About
We are a consortium of global health initiatives (GHIs) —The Global Financing Facility, The Global Fund, The
Partnership for Maternal, Newborn & Child Health, Gavi, UHC 2030— who have come together with regional partners
Impact Santé Afrique (ISA) and WACI Health to develop and deliver a training and support programme on UHC
Budget Advocacy and Accountability in Sub-Sahara Africa.
This unique partnership leverages collaboration between the different GHIs’ agendas, such as the GAP, UHC agenda and COVID-19 response, and provides a coordinated, aligned and long-term support to Civil Society engagement in these agendas.
There are 20 participating countries, 10 from each sub-region: Burkina Faso, Cameroon, Côte d’Ivoire, Chad, Benin,
Togo, Democratic Republic of Congo, Ethiopia, Ghana, Kenya, Madagascar, Malawi, Mozambique, Liberia, Niger,
Nigeria, Senegal, Sierra Leone, Tanzania, and Uganda.
PHASE 1 – LEARNING:
Pillar 1:
Regional Training of Trainers (Anglophone and Francophone).
Pillar 2:
In-country practical and action orientated trainings focusing on building CSO’s capacity on advocacy and accountability for health financing for UHC.
PHASE 2 – SUPPORT:
Pillar 3:
Putting learning into practice with the support of tailored capacity building, technical assistance, mentoring and grants.
Our programme’s aim
Why Support CSO
Our programme’s aim
- Our programme aims to develop a cadre of trainers who can build capacity through delivering training on health financing, UHC and budget advocacy to country level actors from civil society, media organisations and from among elected representatives and that can provide in-country support to budget advocacy and accountability activities undertaken by CSO actors as well as mentorship.
- Our goal is to promote a multi-stakeholder collaboration that, through constructive mechanisms, will hold governments and donors to account for the allocation and equitable use of funding for health.
- Our training empowers local champions and stakeholders through being developed by civil society for civil society.
Why Support CSO
- Civil Society organisations (CSOs) are playing a critical role in building a strong-equity focused and people-led movement for UHC.
- Civil society should have a greater role in advocacy for accessible and quality health care, including through the active participation of civil society organisations (CSOs) in multi-stakeholder platforms.
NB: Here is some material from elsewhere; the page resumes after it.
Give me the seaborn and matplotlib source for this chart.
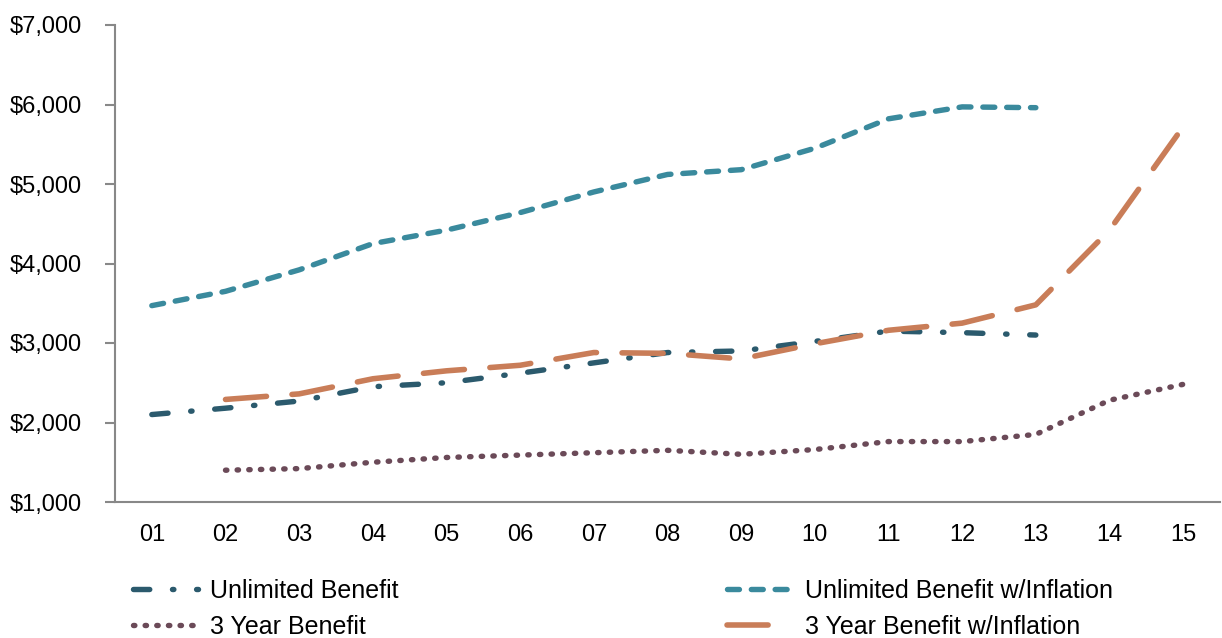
import numpy as np
import pandas as pd
import matplotlib
matplotlib.use("Agg")
import matplotlib.pyplot as plt
import seaborn as sns

# ---- data ----
years = ["01", "02", "03", "04", "05", "06", "07", "08", "09", "10", "11", "12", "13", "14", "15"]
unlimited = [2100, 2180, 2270, 2450, 2500, 2620, 2750, 2880, 2900, 3020, 3150, 3130, 3100, np.nan, np.nan]
unlimited_infl = [3470, 3650, 3920, 4250, 4420, 4640, 4900, 5120, 5180, 5450, 5820, 5970, 5960, np.nan, np.nan]
three_year = [np.nan, 1400, 1420, 1500, 1560, 1590, 1620, 1650, 1600, 1660, 1760, 1760, 1850, 2280, 2480]
three_year_infl = [np.nan, 2290, 2360, 2550, 2650, 2720, 2880, 2870, 2800, 2990, 3160, 3250, 3480, 4420, 5720]

series_names = ["Unlimited Benefit", "3 Year Benefit",
                "Unlimited Benefit w/Inflation", "3 Year Benefit w/Inflation"]
series_values = [unlimited, three_year, unlimited_infl, three_year_infl]
colors = ["#2B5A6D", "#6B4A58", "#3A8A9D", "#C97D58"]
# dash patterns in units of line width (round caps add one width to each mark)
dash_patterns = [(3.0, 4.2, 0.25, 4.2), (0.25, 1.9), (2.2, 2.2), (7.4, 4.6)]
widths = [3.9, 3.9, 3.9, 4.0]

sns.set_theme(style="white")
plt.rcParams["font.family"] = ["Liberation Sans", "DejaVu Sans"]
plt.rcParams["text.color"] = "black"

fig = plt.figure(figsize=(12.22, 6.38), dpi=100)
ax = fig.add_axes([115 / 1222, 1 - 502 / 638, 1105 / 1222, 477 / 638])

x_pos = np.arange(len(years))
for name, vals, col, dash, lw in zip(series_names, series_values, colors, dash_patterns, widths):
    df = pd.DataFrame({"x": x_pos, "y": vals}).dropna()
    sns.lineplot(data=df, x="x", y="y", ax=ax, color=col, linewidth=lw, label=name)
    line = ax.lines[-1]
    line.set_dashes(dash)
    line.set_dash_capstyle("round")
    line.set_solid_capstyle("round")

ax.set_xlim(-0.5, len(years) - 0.5)
ax.set_ylim(1000, 7000)
ax.set_xticks(x_pos)
ax.set_xticklabels(years, fontsize=17, color="black")
ax.set_xticks(np.arange(-0.5, len(years), 1), minor=True)
ax.tick_params(axis="x", which="major", length=0, pad=16)
ax.tick_params(axis="x", which="minor", length=7, width=1.5, color="#888888", direction="out")
ax.set_yticks(range(1000, 7001, 1000))
ax.set_yticklabels([f"${v:,}" for v in range(1000, 7001, 1000)], fontsize=17, color="black")
ax.tick_params(axis="y", length=7, width=1.5, color="#888888", direction="out", left=True, pad=17)
ax.set_xlabel("")
ax.set_ylabel("")
for side in ["top", "right"]:
    ax.spines[side].set_visible(False)
for side in ["left", "bottom"]:
    ax.spines[side].set_color("#888888")
    ax.spines[side].set_linewidth(1.5)

handles, labels = ax.get_legend_handles_labels()
ax.get_legend().remove()
leg = fig.legend(handles, labels, loc="upper left", bbox_to_anchor=(110 / 1222, 1 - 556 / 638),
                 ncol=2, frameon=False, fontsize=18, handlelength=2.6, handletextpad=0.5,
                 columnspacing=13.15, labelspacing=0.5)
for txt in leg.get_texts():
    txt.set_color("black")

fig.savefig("out.png", dpi=100)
With the challenge of Sub-Saharan African countries to meet the Abuja Declaration commitments (government expenditure on health should be equivalent to at least 5% of GDP and 15% of total government expenditure), the need for addressing resource mobilisation, and especially domestic resource mobilisation, is essential to achieve universal health coverage (UHC).
- Civil society engagement in health financing advocacy and accountability has increased over the years. However, challenges at global- and country-level remain and have been exacerbated by the COVID-19 pandemic whereby many resources have been diverted from key health programmes to address the pandemic, thereby jeopardising hard-won gains in communicable diseases and basic health services and straining already fragile health systems.
- CSOs have also had to grapple with how to respond to the COVID-19 pandemic but demonstrated their added value in the Covid-19 response through community mobilisation, awareness creation and using data for evidence-based decision making.